Perhaps that person could post to the list his source.
> -----Original Message-----
> From: Daniel Chenault [mailto:DanielC@domain.elided]
> Sent: Thursday, August 12, 1999 12:08 AM
> To: 'Pearson-Franks Family'; emh1@domain.elided
> Cc: bmw@domain.elided
> Subject: RE: <E30>Oil pan gasket questions
>
>
> It was pointed out to me off-line that the block and pan on
> this engine
> are both aluminum. Don't use a wire wheel brush; fine sandpaper backed
> by a wood block.
>
> > -----Original Message-----
> > From: Pearson-Franks Family [mailto:pearsonf@domain.elided]
> > Sent: Wednesday, August 11, 1999 11:18 PM
> > To: emh1@domain.elided
> > Cc: bmw@domain.elided
> > Subject: <E30>Oil pan gasket questions
> >
> >
> > Hi, Eric!
> >
> > Several comments on your oil pan question:
> >
> > 1) First, please note the series number in the Subject line.
> > This helps those of us who skim a lot of these looking
> > for the topics of interest.

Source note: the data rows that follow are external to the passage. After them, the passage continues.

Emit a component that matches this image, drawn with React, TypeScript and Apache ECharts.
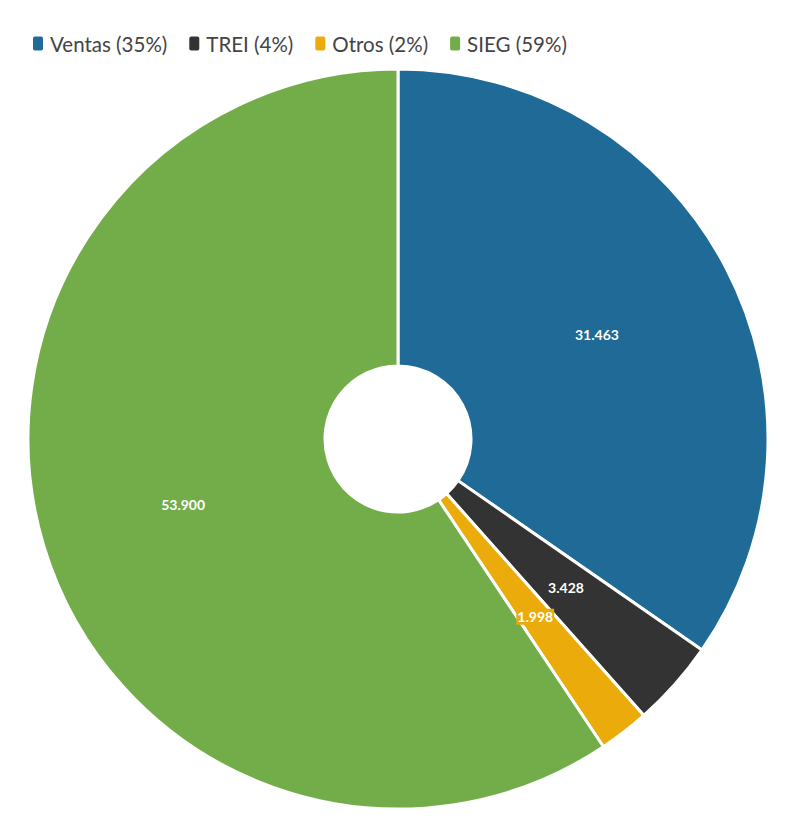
import React, { useEffect, useRef } from "react";
import * as echarts from "echarts";

const categories = ["Ventas", "TREI", "Otros", "SIEG"];
const values = [31463, 3428, 1998, 53900];
const percents = [35, 4, 2, 59];
const labels = ["31.463", "3.428", "1.998", "53.900"];
const colors = ["#1f6a96", "#333333", "#eaab0b", "#72ad4a"];

export default function App() {
  const ref = useRef<HTMLDivElement>(null);
  useEffect(() => {
    if (!ref.current) return;
    const chart = echarts.init(ref.current, undefined, { renderer: "svg" });
    const data = categories.map((c, i) => ({
      name: c,
      value: values[i],
      itemStyle: { color: colors[i] },
      label: {
        formatter: labels[i],
        ...(c === "Otros" ? { backgroundColor: colors[i], padding: [1, 1] } : {}),
      },
    }));
    const pctMap: Record<string, number> = {};
    categories.forEach((c, i) => (pctMap[c] = percents[i]));
    chart.setOption({
      animation: false,
      legend: {
        left: 28,
        top: 28,
        itemWidth: 10,
        itemHeight: 14,
        itemGap: 22,
        icon: "path://M2,0 L8,0 Q10,0 10,2 L10,12 Q10,14 8,14 L2,14 Q0,14 0,12 L0,2 Q0,0 2,0 Z",
        itemStyle: { borderWidth: 0 },
        formatter: (n: string) => `${n} (${pctMap[n]}%)`,
        textStyle: {
          fontFamily: "Lato",
          fontSize: 20.5,
          color: "#444444",
          padding: [0, 0, 0, 2],
        },
      },
      series: [
        {
          type: "pie",
          center: [398, 439],
          radius: [73, 370],
          startAngle: 90,
          clockwise: true,
          data,
          itemStyle: { borderColor: "#ffffff", borderWidth: 3 },
          label: {
            show: true,
            position: "inside",
            color: "#ffffff",
            fontFamily: "Lato",
            fontWeight: "bold",
            fontSize: 14,
          },
          labelLine: { show: false },
          emphasis: { disabled: true },
        },
      ],
    });
    return () => chart.dispose();
  }, []);
  return (
    <div
      ref={ref}
      style={{ position: "absolute", left: 0, top: 0, width: 796, height: 839 }}
    />
  );
}
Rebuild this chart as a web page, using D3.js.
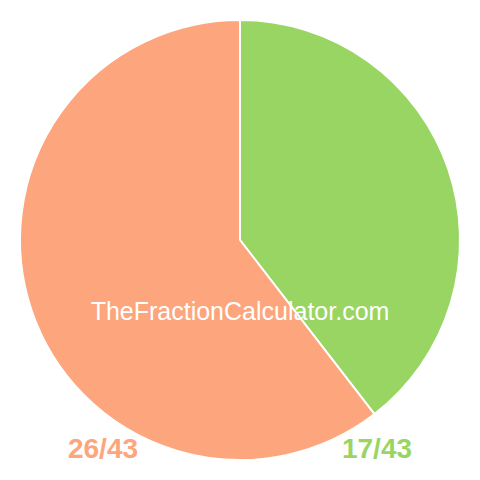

Just a thought.
> > 2) This is a common failure, so count on it getting worse.
> > 3) The previous post was correct in it's conclusion: replacing
> > this gasket will not trigger additional failures.
> > 4) You will gain working room by removing two through-bolts
> > securing the steering rack and letting it dangle.
> > 5) You may have to remove the power steering pump mounts
> > and swing out of the way.
> > 6) It is not _necessary_ to loosen the engine mounts and
> > suspend it from above, but if you can, do.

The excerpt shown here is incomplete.